• _EXERCISE DIRECTIONS_: Copy nothing but the text: reproduce each line of the listing exactly and leave the pictures out.

• _DATASET CONTENT_:
===

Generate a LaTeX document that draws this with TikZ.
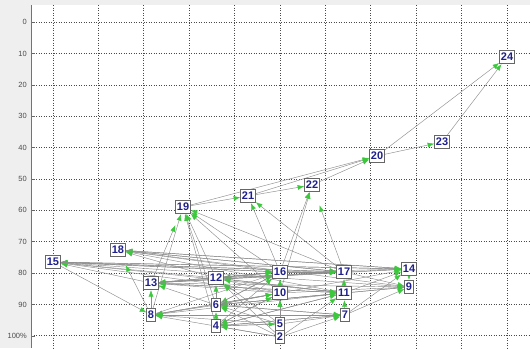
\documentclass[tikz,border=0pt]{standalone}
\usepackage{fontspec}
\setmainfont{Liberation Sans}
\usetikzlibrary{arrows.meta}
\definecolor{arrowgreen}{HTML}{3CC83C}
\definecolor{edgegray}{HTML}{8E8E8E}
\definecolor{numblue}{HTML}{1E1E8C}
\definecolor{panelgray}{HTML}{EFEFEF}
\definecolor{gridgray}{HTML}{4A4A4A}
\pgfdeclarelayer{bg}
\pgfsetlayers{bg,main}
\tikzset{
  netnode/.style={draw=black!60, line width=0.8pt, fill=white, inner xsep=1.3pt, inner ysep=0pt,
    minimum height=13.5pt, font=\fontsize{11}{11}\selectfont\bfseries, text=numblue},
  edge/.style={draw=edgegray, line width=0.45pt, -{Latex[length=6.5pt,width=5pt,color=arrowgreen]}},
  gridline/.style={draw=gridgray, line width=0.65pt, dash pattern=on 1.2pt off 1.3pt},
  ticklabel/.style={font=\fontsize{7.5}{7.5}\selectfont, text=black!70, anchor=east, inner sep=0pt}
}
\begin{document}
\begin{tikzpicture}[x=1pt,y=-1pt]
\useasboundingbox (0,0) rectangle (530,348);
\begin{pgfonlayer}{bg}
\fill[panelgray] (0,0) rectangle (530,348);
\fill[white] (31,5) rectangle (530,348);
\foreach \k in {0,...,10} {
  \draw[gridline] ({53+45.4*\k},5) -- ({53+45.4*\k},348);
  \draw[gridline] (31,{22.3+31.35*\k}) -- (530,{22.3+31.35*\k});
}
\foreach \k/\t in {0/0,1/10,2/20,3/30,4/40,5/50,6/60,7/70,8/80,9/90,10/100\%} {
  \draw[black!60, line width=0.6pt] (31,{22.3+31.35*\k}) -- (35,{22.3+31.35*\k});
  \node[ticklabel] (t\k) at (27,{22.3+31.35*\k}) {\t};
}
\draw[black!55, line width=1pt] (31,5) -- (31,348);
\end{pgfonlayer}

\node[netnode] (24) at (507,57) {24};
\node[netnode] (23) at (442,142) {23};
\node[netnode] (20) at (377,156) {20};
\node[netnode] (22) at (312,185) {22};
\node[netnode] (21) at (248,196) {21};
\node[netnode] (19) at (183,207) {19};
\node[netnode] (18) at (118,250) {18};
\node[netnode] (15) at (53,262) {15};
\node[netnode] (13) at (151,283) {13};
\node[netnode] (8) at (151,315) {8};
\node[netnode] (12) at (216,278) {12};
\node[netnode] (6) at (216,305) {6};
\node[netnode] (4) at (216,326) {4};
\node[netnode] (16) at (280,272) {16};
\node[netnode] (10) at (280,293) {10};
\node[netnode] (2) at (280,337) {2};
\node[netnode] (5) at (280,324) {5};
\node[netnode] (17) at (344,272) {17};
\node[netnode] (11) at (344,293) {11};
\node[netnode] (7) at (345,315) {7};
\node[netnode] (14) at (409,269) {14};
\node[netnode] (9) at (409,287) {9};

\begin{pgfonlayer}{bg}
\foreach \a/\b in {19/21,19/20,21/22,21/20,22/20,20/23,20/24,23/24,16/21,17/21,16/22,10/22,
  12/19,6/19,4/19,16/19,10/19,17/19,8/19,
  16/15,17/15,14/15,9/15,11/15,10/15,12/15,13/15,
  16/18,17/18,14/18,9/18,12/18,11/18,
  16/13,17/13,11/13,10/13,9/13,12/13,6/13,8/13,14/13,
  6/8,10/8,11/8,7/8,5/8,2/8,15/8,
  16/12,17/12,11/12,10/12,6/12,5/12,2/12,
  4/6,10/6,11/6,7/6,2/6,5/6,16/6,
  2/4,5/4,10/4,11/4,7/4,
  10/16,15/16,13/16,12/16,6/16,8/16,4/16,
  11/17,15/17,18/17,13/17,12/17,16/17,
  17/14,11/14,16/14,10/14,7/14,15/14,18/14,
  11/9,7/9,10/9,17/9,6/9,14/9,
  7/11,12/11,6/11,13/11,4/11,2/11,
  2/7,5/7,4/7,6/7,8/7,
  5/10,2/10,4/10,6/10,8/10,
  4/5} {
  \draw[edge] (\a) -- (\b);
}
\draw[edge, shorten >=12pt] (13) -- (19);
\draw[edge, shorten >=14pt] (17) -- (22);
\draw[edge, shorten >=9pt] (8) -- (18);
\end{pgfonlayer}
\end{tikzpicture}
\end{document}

===

• _TASK ANSWER_:
Generate a LaTeX document that draws this with TikZ.
\documentclass[tikz,border=0pt]{standalone}
\usepackage{fontspec}
\setmainfont{Liberation Sans}
\usetikzlibrary{arrows.meta}
\definecolor{arrowgreen}{HTML}{3CC83C}
\definecolor{edgegray}{HTML}{8E8E8E}
\definecolor{numblue}{HTML}{1E1E8C}
\definecolor{panelgray}{HTML}{EFEFEF}
\definecolor{gridgray}{HTML}{4A4A4A}
\pgfdeclarelayer{bg}
\pgfsetlayers{bg,main}
\tikzset{
  netnode/.style={draw=black!60, line width=0.8pt, fill=white, inner xsep=1.3pt, inner ysep=0pt,
    minimum height=13.5pt, font=\fontsize{11}{11}\selectfont\bfseries, text=numblue},
  edge/.style={draw=edgegray, line width=0.45pt, -{Latex[length=6.5pt,width=5pt,color=arrowgreen]}},
  gridline/.style={draw=gridgray, line width=0.65pt, dash pattern=on 1.2pt off 1.3pt},
  ticklabel/.style={font=\fontsize{7.5}{7.5}\selectfont, text=black!70, anchor=east, inner sep=0pt}
}
\begin{document}
\begin{tikzpicture}[x=1pt,y=-1pt]
\useasboundingbox (0,0) rectangle (530,348);
\begin{pgfonlayer}{bg}
\fill[panelgray] (0,0) rectangle (530,348);
\fill[white] (31,5) rectangle (530,348);
\foreach \k in {0,...,10} {
  \draw[gridline] ({53+45.4*\k},5) -- ({53+45.4*\k},348);
  \draw[gridline] (31,{22.3+31.35*\k}) -- (530,{22.3+31.35*\k});
}
\foreach \k/\t in {0/0,1/10,2/20,3/30,4/40,5/50,6/60,7/70,8/80,9/90,10/100\%} {
  \draw[black!60, line width=0.6pt] (31,{22.3+31.35*\k}) -- (35,{22.3+31.35*\k});
  \node[ticklabel] (t\k) at (27,{22.3+31.35*\k}) {\t};
}
\draw[black!55, line width=1pt] (31,5) -- (31,348);
\end{pgfonlayer}

\node[netnode] (24) at (507,57) {24};
\node[netnode] (23) at (442,142) {23};
\node[netnode] (20) at (377,156) {20};
\node[netnode] (22) at (312,185) {22};
\node[netnode] (21) at (248,196) {21};
\node[netnode] (19) at (183,207) {19};
\node[netnode] (18) at (118,250) {18};
\node[netnode] (15) at (53,262) {15};
\node[netnode] (13) at (151,283) {13};
\node[netnode] (8) at (151,315) {8};
\node[netnode] (12) at (216,278) {12};
\node[netnode] (6) at (216,305) {6};
\node[netnode] (4) at (216,326) {4};
\node[netnode] (16) at (280,272) {16};
\node[netnode] (10) at (280,293) {10};
\node[netnode] (2) at (280,337) {2};
\node[netnode] (5) at (280,324) {5};
\node[netnode] (17) at (344,272) {17};
\node[netnode] (11) at (344,293) {11};
\node[netnode] (7) at (345,315) {7};
\node[netnode] (14) at (409,269) {14};
\node[netnode] (9) at (409,287) {9};

\begin{pgfonlayer}{bg}
\foreach \a/\b in {19/21,19/20,21/22,21/20,22/20,20/23,20/24,23/24,16/21,17/21,16/22,10/22,
  12/19,6/19,4/19,16/19,10/19,17/19,8/19,
  16/15,17/15,14/15,9/15,11/15,10/15,12/15,13/15,
  16/18,17/18,14/18,9/18,12/18,11/18,
  16/13,17/13,11/13,10/13,9/13,12/13,6/13,8/13,14/13,
  6/8,10/8,11/8,7/8,5/8,2/8,15/8,
  16/12,17/12,11/12,10/12,6/12,5/12,2/12,
  4/6,10/6,11/6,7/6,2/6,5/6,16/6,
  2/4,5/4,10/4,11/4,7/4,
  10/16,15/16,13/16,12/16,6/16,8/16,4/16,
  11/17,15/17,18/17,13/17,12/17,16/17,
  17/14,11/14,16/14,10/14,7/14,15/14,18/14,
  11/9,7/9,10/9,17/9,6/9,14/9,
  7/11,12/11,6/11,13/11,4/11,2/11,
  2/7,5/7,4/7,6/7,8/7,
  5/10,2/10,4/10,6/10,8/10,
  4/5} {
  \draw[edge] (\a) -- (\b);
}
\draw[edge, shorten >=12pt] (13) -- (19);
\draw[edge, shorten >=14pt] (17) -- (22);
\draw[edge, shorten >=9pt] (8) -- (18);
\end{pgfonlayer}
\end{tikzpicture}
\end{document}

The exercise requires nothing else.